The quest to live a long healthy life is a journey of universal appeal. Like the Mobius Strip at left, which has no end, there are those who pursue eternal life. As Woody Allen said, “I don’t want to achieve immortality through my work; I want to achieve immortality through not dying.”
The average lifespan in the United States has increased substantially in the last 100 years, from 47 to about 80. A major factor was the development of antibiotics in the mid-twentieth century. Recent advances in treatment of cardiovascular disease, stroke, and cancer have produced further life extensions.
Maximum lifespan is the theoretic maximum age humans can achieve. This is determined by the Hayflick limit, which defines the number of times cells can divide. To date, this lifespan generally last about 120 years. While everyone has his or her own maximum lifespan, it rarely runs to 120 years of age. The genetic factors that regulate this and are determined by one’s DNA, are mostly immutable at the current time. But the question remains: If our individual maximum lifespan is written into our DNA, how do we achieve that?
To understand how to live longer, we must first understand how and why we die short of our theoretic maximum. More importantly, what are the factors that one can alter?
Under age 45, believe it or not, the most common cause of death is accidents. In my case, at age 26, I was within seconds of dying when I encountered a problem with an airplane I was student piloting, which nearly crashed during a maneuver. Fortunately, I only managed to scare some cows (and myself). Whereas I was able to figure out the problem and avoid an untimely demise, many incidents are often difficult to avoid.

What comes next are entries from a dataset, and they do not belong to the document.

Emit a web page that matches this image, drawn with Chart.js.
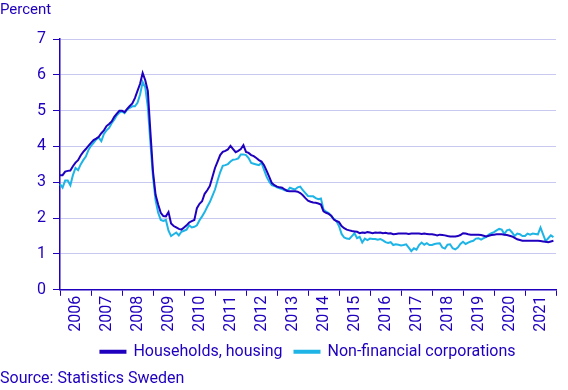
<!DOCTYPE html>
<html>
<head>
<meta charset="utf-8">
<script src="https://cdn.jsdelivr.net/npm/chart.js@4"></script>
<style>
  html, body { margin: 0; padding: 0; background: #fff; }
  #wrap { width: 568px; height: 390px; }
</style>
</head>
<body>
<div id="wrap"><canvas id="myChart" width="568" height="390"></canvas></div>
<script>
// tick labels on the x axis (one per year, Jan 2006 - Dec 2021, monthly data)
var years = ['2006','2007','2008','2009','2010','2011','2012','2013','2014','2015','2016','2017','2018','2019','2020','2021'];
var yTicks = [0, 1, 2, 3, 4, 5, 6, 7];

// Households, housing (percent), monthly
var households = [
  3.20,3.20,3.30,3.32,3.33,3.45,3.55,3.62,3.75,3.85,3.93,4.02,
  4.10,4.18,4.22,4.27,4.37,4.45,4.57,4.63,4.70,4.83,4.92,5.00,
  5.00,4.96,5.05,5.13,5.20,5.35,5.55,5.75,6.05,5.85,5.55,4.40,
  3.30,2.65,2.38,2.15,2.06,2.05,2.17,1.85,1.78,1.74,1.70,1.68,
  1.74,1.80,1.88,1.92,1.95,2.28,2.40,2.47,2.68,2.78,2.90,3.15,
  3.40,3.58,3.76,3.85,3.88,3.92,4.02,3.93,3.84,3.88,3.93,4.04,
  3.85,3.82,3.76,3.73,3.68,3.62,3.58,3.48,3.32,3.15,2.98,2.92,
  2.88,2.86,2.85,2.80,2.76,2.75,2.75,2.75,2.74,2.70,2.64,2.56,
  2.49,2.46,2.44,2.43,2.41,2.38,2.19,2.15,2.12,2.07,1.96,1.92,
  1.89,1.78,1.72,1.68,1.66,1.64,1.63,1.62,1.58,1.60,1.59,1.61,
  1.60,1.58,1.60,1.59,1.60,1.58,1.59,1.57,1.58,1.55,1.56,1.57,
  1.57,1.57,1.57,1.56,1.57,1.57,1.57,1.57,1.56,1.57,1.56,1.55,
  1.55,1.54,1.52,1.54,1.53,1.52,1.50,1.49,1.49,1.49,1.50,1.53,
  1.58,1.57,1.55,1.54,1.54,1.54,1.54,1.53,1.51,1.49,1.51,1.53,
  1.54,1.55,1.55,1.55,1.54,1.53,1.51,1.49,1.45,1.41,1.39,1.37,
  1.37,1.37,1.37,1.37,1.37,1.37,1.36,1.35,1.34,1.33,1.35,1.37
];

// Non-financial corporations (percent), monthly
var corporations = [
  2.95,2.85,3.05,3.05,2.92,3.20,3.40,3.34,3.50,3.62,3.72,3.90,
  4.02,4.10,4.20,4.25,4.15,4.35,4.45,4.52,4.65,4.75,4.87,4.95,
  4.98,4.93,5.03,5.08,5.12,5.12,5.22,5.45,5.80,5.65,5.10,4.10,
  3.15,2.50,2.15,1.95,1.92,1.95,1.65,1.50,1.55,1.60,1.52,1.62,
  1.65,1.68,1.80,1.74,1.76,1.80,1.94,2.05,2.17,2.32,2.45,2.62,
  2.80,3.05,3.28,3.46,3.48,3.51,3.58,3.63,3.64,3.67,3.78,3.78,
  3.76,3.68,3.54,3.52,3.50,3.48,3.55,3.35,3.15,3.02,2.92,2.90,
  2.86,2.83,2.81,2.78,2.76,2.85,2.82,2.80,2.86,2.88,2.78,2.70,
  2.62,2.61,2.61,2.56,2.53,2.55,2.24,2.18,2.14,2.06,1.98,1.92,
  1.78,1.56,1.46,1.43,1.42,1.50,1.58,1.44,1.48,1.32,1.43,1.39,
  1.43,1.42,1.42,1.40,1.42,1.38,1.33,1.31,1.33,1.25,1.27,1.26,
  1.24,1.25,1.27,1.18,1.08,1.16,1.12,1.25,1.32,1.26,1.30,1.25,
  1.25,1.28,1.29,1.30,1.18,1.15,1.26,1.27,1.16,1.13,1.18,1.28,
  1.34,1.28,1.32,1.35,1.37,1.43,1.44,1.40,1.44,1.48,1.54,1.58,
  1.61,1.66,1.70,1.68,1.56,1.66,1.68,1.60,1.50,1.57,1.55,1.50,
  1.50,1.57,1.54,1.57,1.56,1.55,1.74,1.55,1.36,1.44,1.52,1.47
];

var dark = '#1e00be';
var light = '#1eb4e6';
var grid = '#c8c8f0';

// one label per month, plus Jan 2022 so the last year tick closes the axis
var months = [];
for (var i = 0; i <= years.length * 12; i++) {
  months.push(i);
}

const ctx = document.getElementById('myChart');
new Chart(ctx, {
  type: 'line',
  data: {
    labels: months,
    datasets: [{
      label: 'Households, housing',
      data: households,
      borderColor: dark,
      backgroundColor: dark,
      borderWidth: 2,
      pointRadius: 0,
      tension: 0
    }, {
      label: 'Non-financial corporations',
      data: corporations,
      borderColor: light,
      backgroundColor: light,
      borderWidth: 2,
      pointRadius: 0,
      tension: 0
    }]
  },
  options: {
    responsive: false,
    animation: false,
    layout: { padding: { left: 0, right: 12, top: 0, bottom: 0 } },
    plugins: {
      title: {
        display: true,
        text: 'Percent',
        align: 'start',
        color: dark,
        font: { family: 'Roboto', size: 15, weight: 'normal' },
        padding: { top: 1, bottom: 20 }
      },
      subtitle: {
        display: true,
        text: 'Source: Statistics Sweden',
        position: 'bottom',
        align: 'start',
        color: dark,
        font: { family: 'Roboto', size: 16, weight: 'normal' },
        padding: { top: 0, bottom: 1 }
      },
      legend: {
        position: 'bottom',
        fullSize: false,
        labels: {
          color: dark,
          boxWidth: 25,
          boxHeight: 2,
          padding: 12,
          font: { family: 'Roboto', size: 16 }
        }
      },
      tooltip: { enabled: false }
    },
    scales: {
      x: {
        type: 'category',
        offset: false,
        afterFit: function (scale) { scale.paddingRight = 0; scale.paddingLeft = 0; },
        border: { color: dark, width: 1.5 },
        grid: {
          drawOnChartArea: false,
          tickLength: 6,
          tickColor: function (c) { return c.index % 12 === 0 ? dark : 'rgba(0,0,0,0)'; }
        },
        ticks: {
          autoSkip: false,
          maxRotation: 90,
          minRotation: 90,
          padding: 0,
          color: dark,
          font: { family: 'Roboto', size: 16 },
          callback: function (v, index) {
            return index % 12 === 6 ? years[Math.floor(index / 12)] : '';
          }
        }
      },
      y: {
        min: 0,
        max: 7,
        afterBuildTicks: function (scale) {
          scale.ticks = yTicks.map(function (v) { return { value: v }; });
        },
        afterFit: function (scale) { scale.width = 60; },
        border: { color: dark, width: 1.5 },
        grid: { color: grid, tickColor: dark, tickLength: 7 },
        ticks: {
          color: dark,
          padding: 7,
          font: { family: 'Roboto', size: 16 }
        }
      }
    }
  }
});
</script>
</body>
</html>
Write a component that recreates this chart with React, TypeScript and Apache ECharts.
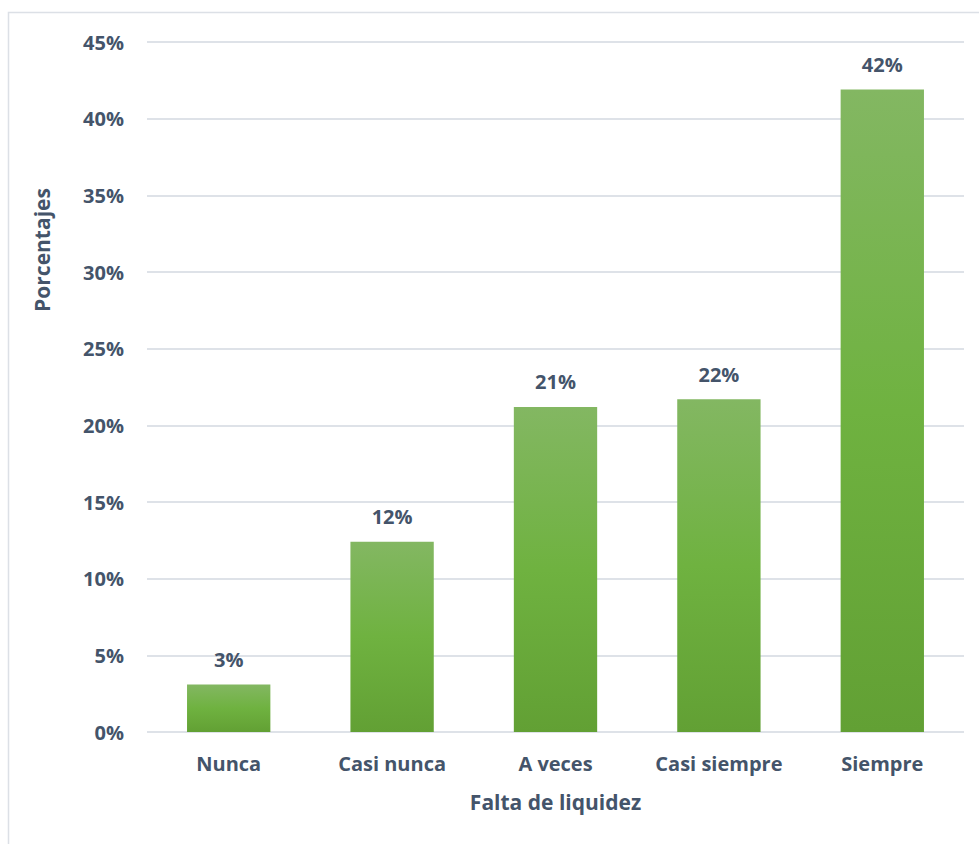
import React, { useEffect, useRef } from "react";
import * as echarts from "echarts";

// Survey responses on "Falta de liquidez" (share of respondents)
const categories = ["Nunca", "Casi nunca", "A veces", "Casi siempre", "Siempre"];
const shares = [0.031, 0.124, 0.212, 0.217, 0.419];
const yAxisTitle = "Porcentajes";
const xAxisTitle = "Falta de liquidez";

const TEXT = "#44546A";
const FONT = "'Open Sans', Lato, sans-serif";

const pct = (v: number) => `${Math.round(v * 100)}%`;

export default function App() {
  const ref = useRef<HTMLDivElement>(null);

  useEffect(() => {
    if (!ref.current) return;
    const chart = echarts.init(ref.current, undefined, { renderer: "svg" });
    chart.setOption({
      animation: false,
      backgroundColor: "#ffffff",
      textStyle: { fontFamily: FONT },
      grid: { left: 147, right: 15, top: 42, bottom: 112 },
      graphic: [
        {
          type: "rect",
          shape: { x: 8.5, y: 12.5, width: 1100, height: 1000 },
          style: { fill: "none", stroke: "#DCE0E6", lineWidth: 1.5 },
          silent: true,
        },
        {
          type: "text",
          x: 42,
          y: 250,
          rotation: Math.PI / 2,
          style: {
            text: yAxisTitle,
            fill: TEXT,
            font: `bold 21px ${FONT}`,
            align: "center",
            verticalAlign: "middle",
          },
        },
      ],
      xAxis: {
        type: "category",
        data: categories,
        axisLine: { show: false },
        axisTick: { show: false },
        axisLabel: {
          interval: 0,
          hideOverlap: false,
          color: TEXT,
          fontFamily: FONT,
          fontWeight: "bold",
          fontSize: 20,
          lineHeight: 24,
          margin: 19,
        },
        name: xAxisTitle,
        nameLocation: "middle",
        nameGap: 57,
        nameTextStyle: {
          color: TEXT,
          fontFamily: FONT,
          fontWeight: "bold",
          fontSize: 21,
          lineHeight: 25,
        },
      },
      yAxis: {
        type: "value",
        min: 0,
        max: 0.45,
        interval: 0.05,
        axisLine: { show: false },
        axisTick: { show: false },
        splitLine: { lineStyle: { color: "#DEE2E8", width: 2 } },
        axisLabel: {
          color: TEXT,
          fontFamily: FONT,
          fontWeight: "bold",
          fontSize: 20,
          margin: 23,
          formatter: (v: number) => pct(v),
        },
      },
      series: [
        {
          type: "bar",
          data: shares,
          barCategoryGap: "49%",
          itemStyle: {
            color: new echarts.graphic.LinearGradient(0, 0, 0, 1, [
              { offset: 0, color: "#83B762" },
              { offset: 0.5, color: "#6FB240" },
              { offset: 1, color: "#62A034" },
            ]),
          },
          label: {
            show: true,
            position: "top",
            distance: 15,
            color: TEXT,
            fontFamily: FONT,
            fontWeight: "bold",
            fontSize: 20,
            formatter: (p: any) => pct(p.value),
          },
        },
      ],
    });
    return () => chart.dispose();
  }, []);

  return (
    <div
      ref={ref}
      style={{ position: "fixed", left: 0, top: 0, width: 979, height: 844 }}
    />
  );
}
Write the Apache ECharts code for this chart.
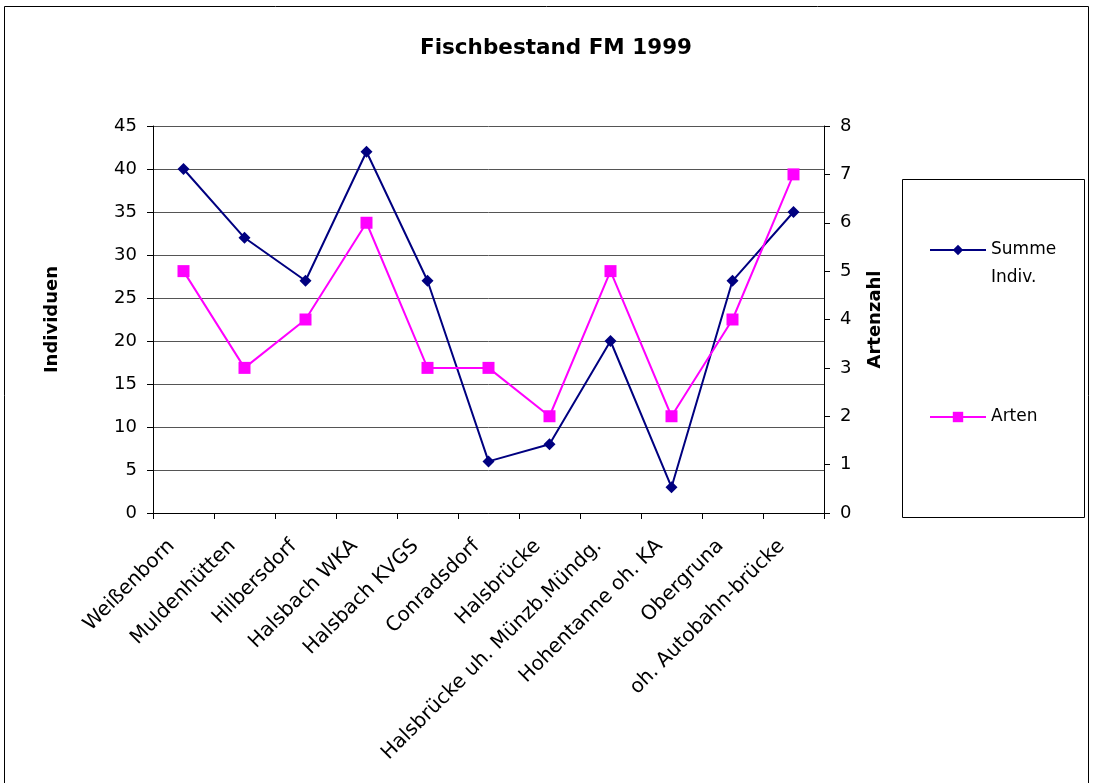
<!DOCTYPE html>
<html>
<head>
<meta charset="utf-8">
<script src="https://cdn.jsdelivr.net/npm/echarts@6/dist/echarts.min.js"></script>
<style>
html, body { margin: 0; padding: 0; background: #fff; }
#chart { width: 1093px; height: 783px; }
</style>
</head>
<body>
<div id="chart"></div>
<script>
var stations = ['Weißenborn', 'Muldenhütten', 'Hilbersdorf', 'Halsbach WKA', 'Halsbach KVGS', 'Conradsdorf',
	'Halsbrücke', 'Halsbrücke uh. Münzb.Mündg.', 'Hohentanne oh. KA', 'Obergruna', 'oh. Autobahn-brücke']
var summeIndiv = [40, 32, 27, 42, 27, 6, 8, 20, 3, 27, 35]
var arten = [5, 3, 4, 6, 3, 3, 2, 5, 2, 4, 7]

var font = 'DejaVu Sans, sans-serif'
var mychart = echarts.init(document.getElementById('chart'))

function legendBox(name, top) {
	return {
		orient: 'vertical',
		left: 929,
		top: top,
		padding: 0,
		itemWidth: 56,
		itemHeight: 13,
		textStyle: { fontFamily: font, fontSize: 17, color: '#000', lineHeight: 28 },
		// leading empty line keeps the marker level with the first text line
		formatter: function (n) { return n.indexOf('\n') >= 0 ? '\n' + n : n },
		data: [name]
	}
}

var option = {
	backgroundColor: '#fff',
	animation: false,
	title: {
		text: 'Fischbestand FM 1999',
		left: 415,
		top: 32,
		textStyle: { fontFamily: font, fontSize: 21.5, fontWeight: 'bold', color: '#000' }
	},
	graphic: [
		{ type: 'rect', z: -1, shape: { x: 4.5, y: 6.5, width: 1084, height: 800 },
			style: { fill: 'none', stroke: '#000', lineWidth: 1 } },
		{ type: 'rect', z: -1, shape: { x: 902.5, y: 179.5, width: 182, height: 338 },
			style: { fill: '#fff', stroke: '#000', lineWidth: 1 } }
	],
	legend: [legendBox('Summe\nIndiv.', 208), legendBox('Arten', 403)],
	grid: { left: 153, right: 269, top: 126, bottom: 270 },
	xAxis: {
		type: 'category',
		data: stations,
		boundaryGap: true,
		axisLine: { lineStyle: { color: '#000', width: 1 } },
		axisTick: { show: true, length: 6, lineStyle: { color: '#000' } },
		axisLabel: { interval: 0, rotate: 45, fontFamily: font, fontSize: 20, color: '#000', margin: 18, padding: [0, 17, 0, 0] }
	},
	yAxis: [
		{
			type: 'value', min: 0, max: 45, interval: 5,
			name: 'Individuen', nameLocation: 'middle', nameGap: 92, nameRotate: 90,
			nameTextStyle: { fontFamily: font, fontSize: 18, fontWeight: 'bold', color: '#000' },
			axisLine: { show: true, lineStyle: { color: '#000' } },
			axisTick: { show: true, length: 6, lineStyle: { color: '#000' } },
			axisLabel: { fontFamily: font, fontSize: 18, color: '#000', margin: 16 },
			splitLine: { show: true, lineStyle: { color: '#555', width: 1 } }
		},
		{
			type: 'value', min: 0, max: 8, interval: 1, position: 'right',
			name: 'Artenzahl', nameLocation: 'middle', nameGap: 42, nameRotate: 90,
			nameTextStyle: { fontFamily: font, fontSize: 18, fontWeight: 'bold', color: '#000' },
			axisLine: { show: true, lineStyle: { color: '#000' } },
			axisTick: { show: true, length: 6, lineStyle: { color: '#000' } },
			axisLabel: { fontFamily: font, fontSize: 18, color: '#000', margin: 16 },
			splitLine: { show: false }
		}
	],
	series: [
		{
			name: 'Summe\nIndiv.',
			type: 'line',
			yAxisIndex: 0,
			data: summeIndiv,
			symbol: 'diamond',
			symbolSize: 12,
			lineStyle: { color: '#000080', width: 2 },
			itemStyle: { color: '#000080' }
		},
		{
			name: 'Arten',
			type: 'line',
			yAxisIndex: 1,
			data: arten,
			symbol: 'rect',
			symbolSize: 12,
			lineStyle: { color: '#FF00FF', width: 2 },
			itemStyle: { color: '#FF00FF' }
		}
	]
}
mychart.setOption(option)
</script>
</body>
</html>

Alcohol is frequently a contributing factor in quite a large number of fatal accidents. Likewise, an alterable factor in trauma-induced death is the wearing of helmets while biking, motorcycling, and snow skiing. Actress Natasha Richardson’s tragic death to what was deemed initially to be an insignificant head trauma is only the most recent notable example. I was once asked to help evaluate the death of a female passenger who fell off the back of a motorcycle that was coming to a stop. Despite riding at a very slow speed, when she fell backwards striking her head on the pavement without a helmet, she died immediately.
It is also interesting note that since 1994, deaths from traffic accidents have steadily decreased due to mandatory seatbelts, airbags, and improved automotive design. Yet, taking its place is a different type of accident which, for the first time ever, outnumbers traffic deaths: drug-related deaths. And a leading proportion has been misuse of prescription drugs, a sadly preventable form of death.
Under age 65, the largest number of human deaths relates to cancer. Such tremendous strides have been made in cancer therapy that many cancers can now be regarded as not a death sentence but as a chronic illness if not cured entirely. The reduction in cigarette smoking has been a great help not only to cancer but even more so to preventing vascular disease. Cessation of cigarette smoking may decrease risk of vascular disease by as much as 70% in some.
Vascular disease is the largest cause of death in the over-65 age group. In fact, heart attacks and strokes account for over one-third of the annual death toll for all ages combined. This we have the biggest opportunities for prevention.
Hypertension is a significant factor in vascular disease and kidney failure. Ideal blood pressure is around 100/60. Physicians have more aggressively treated hypertension every year. Recently, treatment is recommended for pressures chronically over 130/80.
Hyperlipidemia, abnormally elevated levels of lipids or lipoproteins in the blood, is treatable in most cases and is another independent risk factor in vascular disease. The use of statins has been a leading factor toward improved health and also appears to help reduce the risk of Alzheimer’s disease.
A more subtle contribution to risk reduction has been the use of anti-platelet drugs, particularly aspirin. An effective preventive therapy for stroke and heart attack, aspirin also helps in the prevention of certain types of colon cancer and possibly breast cancer.
Prevention or treatment of obesity is also important. There are an estimated 300,000 preventable deaths annually from diabetes, for which obesity is a huge risk factor. Obesity is also an independent risk factor in many other diseases like heart disease and hypertension. Curiously, underfeeding (but not undernourishment) is well known to increase lifespan in rats. This type of underfeeding, which is really a diet aimed to achieving the lower limit of ideal weight, can positively impact health and longevity in humans as well.
Overall, although you cannot change who your parents are and the DNA they gave you, you can manipulate the environment to which the DNA is exposed and get the most out of it in terms of improved health and longevity.